CINCINNATI, OH (FOX19) - Web cams are great. Your kids can Skype with their cousins or grandparents hundreds of miles away.
But, of course, the criminals have to try to ruin that, too.
It's estimated 170,000,000 people use laptops around the world. And many web cameras are so tiny and embedded in the design of your laptop that you forget it's even there, unless you use it a lot.
"You don't even have to look for it as a special feature anymore," said CNET's Dan Ackerman. "It just comes with the computer."
And the FBI has a warning:
"With the web cam comes the opportunity for people to use malicious software to control the web cam," said FBI Special Agent Justin Vellese.
So while you're going about your nightly routine, at home or in a hotel room, someone could be turning on your web cam without you knowing it and watching everything you do.
"Many laptops now have 3G or wireless capabilities built into them," said Vellese. "So being portable, they can be used anywhere and can be put in places that are private, places that people might not want to be seen."

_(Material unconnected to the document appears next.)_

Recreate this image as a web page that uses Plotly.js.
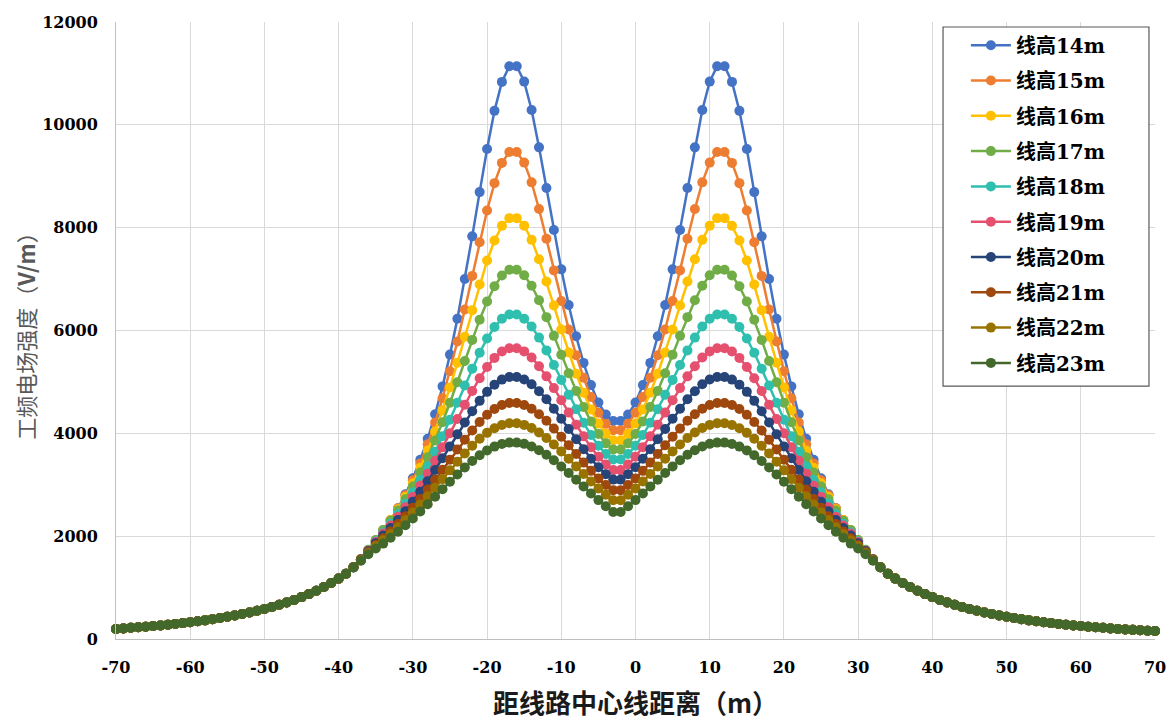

Even if your web cam is supposed to have a light that comes on indicating when it's being used, you still may not be safe.
"There is malicious software that can turn-on the web cam. Turn it off. It's possible they can even turn-off the light that indicates the web cam is on," said Vellese.
A quick search on Google reveals all kinds of information for criminals looking to hack a web cam, security camera, or even a "nanny cam."
YouTube videos give them step-by-step instructions on how to do it.
So what can you do?
"Make sure your firewall is turned-on at all times and have your anti-virus, anti-malware apps running constantly," said Ackerman.
Plus, if you're not using the web cam, Special Agent Vellese says you may want to put a sticky note over the web cam or simply unplug it if it requires a USB cable.
The FBI considers the crime "cyber terrorism." If it happens to you, they advise getting help fast because odds are you are not the only victim.
"It's important to be able to reach out to law enforcement," said Vellese.
The FBI tells us young women are the most targeted for this kind of crime.
So parents will want to keep their kids' computers in open areas of the home so you can see what's going on. And you may want to have a conversation with your children about what they should do if someone contacts them saying they've been watching.
If you've been a victim, contact your local police department and the FBI's Cincinnati office at (513) 421-4310. You may also e-mail them at: Cincinnati@ic.fbi.gov.
Most computer experts say you don't necessarily have to buy expensive anti-virus and anti-malware programs to keep your system safe. Just be sure to hit the "update" button every week so you have the latest level of protection.